José Vinals, director of the monetary and capital markets department, is especially worried about the more than $4-trillion (U.S.) in debt that banks must refinance over the next 24 months. Mr. Vinals warned about this in April and he's disappointed that no one seems to be listening. "There has been little progress in lengthening the maturity of their funding," the IMF says in the GFSR.





If the recovery was stronger, this probably wouldn't be such a concern. Unfortunately, the recovery isn't strong, as fears about a "double-dip" recession linger. If the worst-case scenario came to pass, it's a safe bet that banks would have to offer significantly higher yields on their bonds than they are currently paying.

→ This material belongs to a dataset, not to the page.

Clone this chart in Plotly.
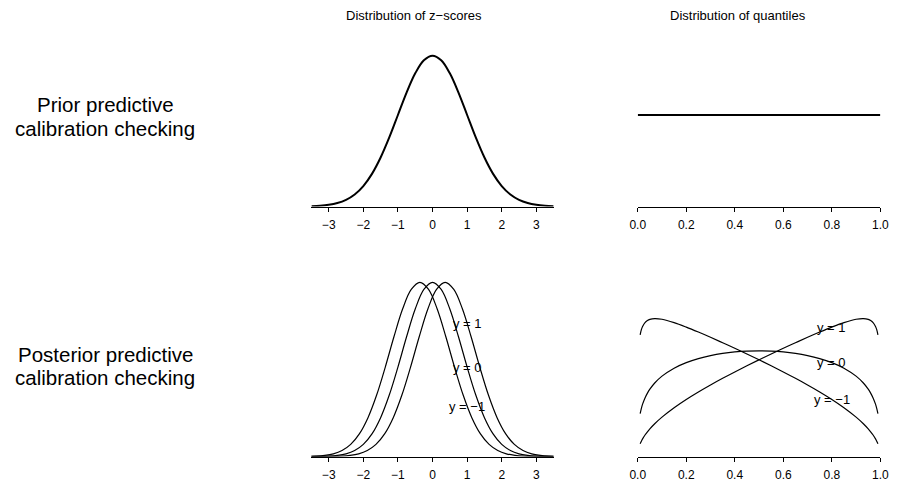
import plotly.graph_objects as go

# ---------------- data ----------------
# Top-left: distribution of z-scores (prior predictive)
z_grid = [-3.5, -3.25, -3.0, -2.75, -2.5, -2.25, -2.0, -1.75, -1.5, -1.25, -1.0, -0.75, -0.5, -0.25, 0.0,
          0.25, 0.5, 0.75, 1.0, 1.25, 1.5, 1.75, 2.0, 2.25, 2.5, 2.75, 3.0, 3.25, 3.5]
prior_z_density = [0.0009, 0.0020, 0.0044, 0.0091, 0.0175, 0.0317, 0.0540, 0.0863, 0.1295, 0.1826, 0.2420,
                   0.3011, 0.3521, 0.3867, 0.3989, 0.3867, 0.3521, 0.3011, 0.2420, 0.1826, 0.1295, 0.0863,
                   0.0540, 0.0317, 0.0175, 0.0091, 0.0044, 0.0020, 0.0009]

# Top-right: distribution of quantiles (prior predictive)
prior_q = [0.0, 1.0]
prior_q_density = [1.0, 1.0]

# Bottom-left: distribution of z-scores (posterior predictive), one curve per y
post_z_x_pos = [-3.5, -3.135, -2.885, -2.635, -2.385, -2.135, -1.885, -1.635, -1.385, -1.135, -0.885, -0.635,
                -0.385, -0.135, 0.115, 0.365, 0.615, 0.865, 1.115, 1.365, 1.615, 1.865, 2.115, 2.365,
                2.615, 2.865, 3.115, 3.365, 3.615, 3.865]
post_z_x_mid = [-3.75, -3.5, -3.25, -3.0, -2.75, -2.5, -2.25, -2.0, -1.75, -1.5, -1.25, -1.0, -0.75, -0.5, -0.25, 0.0,
                0.25, 0.5, 0.75, 1.0, 1.25, 1.5, 1.75, 2.0, 2.25, 2.5, 2.75, 3.0, 3.25, 3.5]
post_z_x_neg = [-3.865, -3.615, -3.365, -3.115, -2.865, -2.615, -2.365, -2.115, -1.865, -1.615, -1.365, -1.115,
                -0.865, -0.615, -0.365, -0.115, 0.135, 0.385, 0.635, 0.885, 1.135, 1.385, 1.635, 1.885,
                2.135, 2.385, 2.635, 2.885, 3.135, 3.5]
post_z_y_pos = [0.0000, 0.0001, 0.0004, 0.0011, 0.0030, 0.0071, 0.0158, 0.0320, 0.0598, 0.1028, 0.1625, 0.2365,
                0.3166, 0.3899, 0.4418, 0.4607, 0.4418, 0.3899, 0.3166, 0.2365, 0.1625, 0.1028, 0.0598,
                0.0320, 0.0158, 0.0071, 0.0030, 0.0011, 0.0004, 0.0001]
post_z_y_mid = [0.0000, 0.0001, 0.0004, 0.0011, 0.0030, 0.0071, 0.0158, 0.0320, 0.0598, 0.1028, 0.1625, 0.2365,
                0.3166, 0.3899, 0.4418, 0.4607, 0.4418, 0.3899, 0.3166, 0.2365, 0.1625, 0.1028, 0.0598,
                0.0320, 0.0158, 0.0071, 0.0030, 0.0011, 0.0004, 0.0001]
post_z_y_neg = [0.0001, 0.0004, 0.0011, 0.0030, 0.0071, 0.0158, 0.0320, 0.0598, 0.1028, 0.1625, 0.2365,
                0.3166, 0.3899, 0.4418, 0.4607, 0.4418, 0.3899, 0.3166, 0.2365, 0.1625, 0.1028, 0.0598,
                0.0320, 0.0158, 0.0071, 0.0030, 0.0011, 0.0004, 0.0001, 0.0000]

# Bottom-right: distribution of quantiles (posterior predictive)
q_grid = [0.01, 0.015, 0.02, 0.03, 0.04, 0.05, 0.07, 0.10, 0.15, 0.20, 0.25, 0.30, 0.35, 0.40, 0.45, 0.50,
          0.55, 0.60, 0.65, 0.70, 0.75, 0.80, 0.85, 0.90, 0.93, 0.95, 0.96, 0.97, 0.98, 0.985, 0.99]
q_density_y0 = [0.4686, 0.5268, 0.5717, 0.6404, 0.6928, 0.7355, 0.8032, 0.8783, 0.9654, 1.0261, 1.0704,
                1.1030, 1.1265, 1.1424, 1.1517, 1.1547, 1.1517, 1.1424, 1.1265, 1.1030, 1.0704, 1.0261,
                0.9654, 0.8783, 0.8032, 0.7355, 0.6928, 0.6404, 0.5717, 0.5268, 0.4686]
q_density_ym1 = [1.3303, 1.3861, 1.4213, 1.4637, 1.4863, 1.4987, 1.5074, 1.4996, 1.4629, 1.4142, 1.3601,
                 1.3028, 1.2433, 1.1825, 1.1204, 1.0566, 0.9913, 0.9241, 0.8546, 0.7819, 0.7054, 0.6234,
                 0.5335, 0.4307, 0.3583, 0.3022, 0.2704, 0.2346, 0.1926, 0.1676, 0.1382]
q_density_y1 = [0.1382, 0.1676, 0.1926, 0.2346, 0.2704, 0.3022, 0.3583, 0.4307, 0.5335, 0.6234, 0.7054,
                0.7819, 0.8546, 0.9241, 0.9913, 1.0566, 1.1204, 1.1825, 1.2433, 1.3028, 1.3601, 1.4142,
                1.4629, 1.4996, 1.5074, 1.4987, 1.4863, 1.4637, 1.4213, 1.3861, 1.3303]

# Curve labels
curve_labels = ["y = 1", "y = 0", "y = \u22121"]
z_label_x = [1.0, 1.0, 1.0]
z_label_y = [0.3521, 0.2365, 0.1331]
q_label_x = [0.8, 0.8, 0.8]
q_label_y = [1.4142, 1.0261, 0.6234]

# Axis ticks
z_tickvals = [-3, -2, -1, 0, 1, 2, 3]
z_ticktext = ["\u22123", "\u22122", "\u22121", "0", "1", "2", "3"]
q_tickvals = [0.0, 0.2, 0.4, 0.6, 0.8, 1.0]
q_ticktext = ["0.0", "0.2", "0.4", "0.6", "0.8", "1.0"]

col_titles = ["Distribution of z\u2212scores", "Distribution of quantiles"]
row_titles = [["Prior predictive", "calibration checking"],
              ["Posterior predictive", "calibration checking"]]

# ---------------- figure ----------------
W, H = 900, 484
PAGE_OFFSET = 8  # default body margin of the page that holds the figure
FONT = "Liberation Sans, Arial, Helvetica, sans-serif"

def px_x(p):
    return (p - PAGE_OFFSET) / W

def px_y(p):
    return 1 - (p - PAGE_OFFSET) / H

fig = go.Figure()

thick = dict(color="black", width=2)
thin = dict(color="black", width=1.2)

fig.add_trace(go.Scatter(x=z_grid, y=prior_z_density, mode="lines", line=dict(shape="spline", **thick),
                         xaxis="x", yaxis="y"))
fig.add_trace(go.Scatter(x=prior_q, y=prior_q_density, mode="lines", line=thick, xaxis="x2", yaxis="y2"))

for xs, ys in [(post_z_x_neg, post_z_y_neg), (post_z_x_mid, post_z_y_mid), (post_z_x_pos, post_z_y_pos)]:
    fig.add_trace(go.Scatter(x=xs, y=ys, mode="lines", line=dict(shape="spline", **thin),
                             xaxis="x3", yaxis="y3"))
for ys in [q_density_y1, q_density_y0, q_density_ym1]:
    fig.add_trace(go.Scatter(x=q_grid, y=ys, mode="lines", line=dict(shape="spline", **thin),
                             xaxis="x4", yaxis="y4"))

# domains in (screen) pixels
z_dom = [px_x(309.1), px_x(556.0)]
q_dom = [px_x(641.7), px_x(889.0)]
top_dom = [px_y(206.5), px_y(26.5)]
bot_dom = [px_y(456.5), px_y(276.5)]

def xaxis(dom, rng, tv, tt, anchor):
    return dict(domain=dom, range=rng, anchor=anchor, showline=True, linecolor="black", linewidth=1,
                ticks="outside", ticklen=4, tickwidth=1, tickcolor="black", tickvals=tv, ticktext=tt,
                showgrid=False, zeroline=False, tickfont=dict(family=FONT, size=12, color="black"),
                ticklabelstandoff=3)

def yaxis(dom, rng, anchor):
    return dict(domain=dom, range=rng, anchor=anchor, visible=False, showgrid=False, zeroline=False)

z_range = [-3.5, 3.5]
q_range = [0.0, 1.0]
zy_range = [0.0, 0.476]
qy_range = [0.0, 1.967]

fig.update_layout(
    width=W, height=H, autosize=False, margin=dict(l=0, r=0, t=0, b=0),
    paper_bgcolor="white", plot_bgcolor="white", showlegend=False,
    xaxis=xaxis(z_dom, z_range, z_tickvals, z_ticktext, "y"),
    yaxis=yaxis(top_dom, zy_range, "x"),
    xaxis2=xaxis(q_dom, q_range, q_tickvals, q_ticktext, "y2"),
    yaxis2=yaxis(top_dom, qy_range, "x2"),
    xaxis3=xaxis(z_dom, z_range, z_tickvals, z_ticktext, "y3"),
    yaxis3=yaxis(bot_dom, zy_range, "x3"),
    xaxis4=xaxis(q_dom, q_range, q_tickvals, q_ticktext, "y4"),
    yaxis4=yaxis(bot_dom, qy_range, "x4"),
)

ann = []
# column titles
for txt, cx in zip(col_titles, [414, 744]):
    ann.append(dict(text=txt, x=px_x(cx), y=px_y(15), xref="paper", yref="paper", showarrow=False,
                    xanchor="center", yanchor="middle", font=dict(family=FONT, size=13, color="black")))
# row titles
for lines, cy in zip(row_titles, [105, 354]):
    for i, line in enumerate(lines):
        ann.append(dict(text=line, x=px_x(99), y=px_y(cy + i * 23), xref="paper", yref="paper",
                        showarrow=False, xanchor="center", yanchor="middle",
                        font=dict(family=FONT, size=20.5, color="black")))
# curve labels
for txt, xv, yv in zip(curve_labels, z_label_x, z_label_y):
    ann.append(dict(text=txt, x=xv, y=yv, xref="x3", yref="y3", showarrow=False, xanchor="center",
                    yanchor="middle", font=dict(family=FONT, size=13, color="black")))
for txt, xv, yv in zip(curve_labels, q_label_x, q_label_y):
    ann.append(dict(text=txt, x=xv, y=yv, xref="x4", yref="y4", showarrow=False, xanchor="center",
                    yanchor="middle", font=dict(family=FONT, size=13, color="black")))
fig.update_layout(annotations=ann)

fig.write_html("out.html", config={"displayModeBar": False})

Banks also will be competing with a massive supply of government debt over the next couple of years, which also could push up their funding costs.







Refunding is an especially pressing concern for continental Europe, where banks depend on wholesale debt markets for 40 per cent of their funding, compared with about 25 per cent in the U.S., Japan and Britain, which back more of their lending with the deposits. (European banks' balance sheets tend to be larger than U.S. banks because European lenders keep their mortgages and public-sector lending on their books. In the U.S., most of the mortgage-lending is backed by government agencies such as Fannie Mae and municipalities seek funds by selling bonds rather than borrowing from banks.)







The other big number in the GFSR is this one: $13-billion. That's the amount of capital five large banks would have to raise to maintain a tier 1 common capital ratio of 4 per cent if there was a "double dip" in real estate prices, according to a stress test the IMF ran on the U.S.'s 40 biggest bank holding companies. That number would be much bigger if Fannie Mae and the other government-backed housing agencies weren't responsible for almost all of the new home lending.







The IMF remains extremely concerned about the state of the U.S. real estate market. Under the fund's double-dip house price scenario, without capital injections, credit growth would average 10 per cent between 2010 and 2012, low by historic levels.







Credit growth averaged 23 per cent between 1993 and 1996, following the Savings and Loan crisis, and 15 per cent between 2004 and 2007, after the recession of 2002-2003.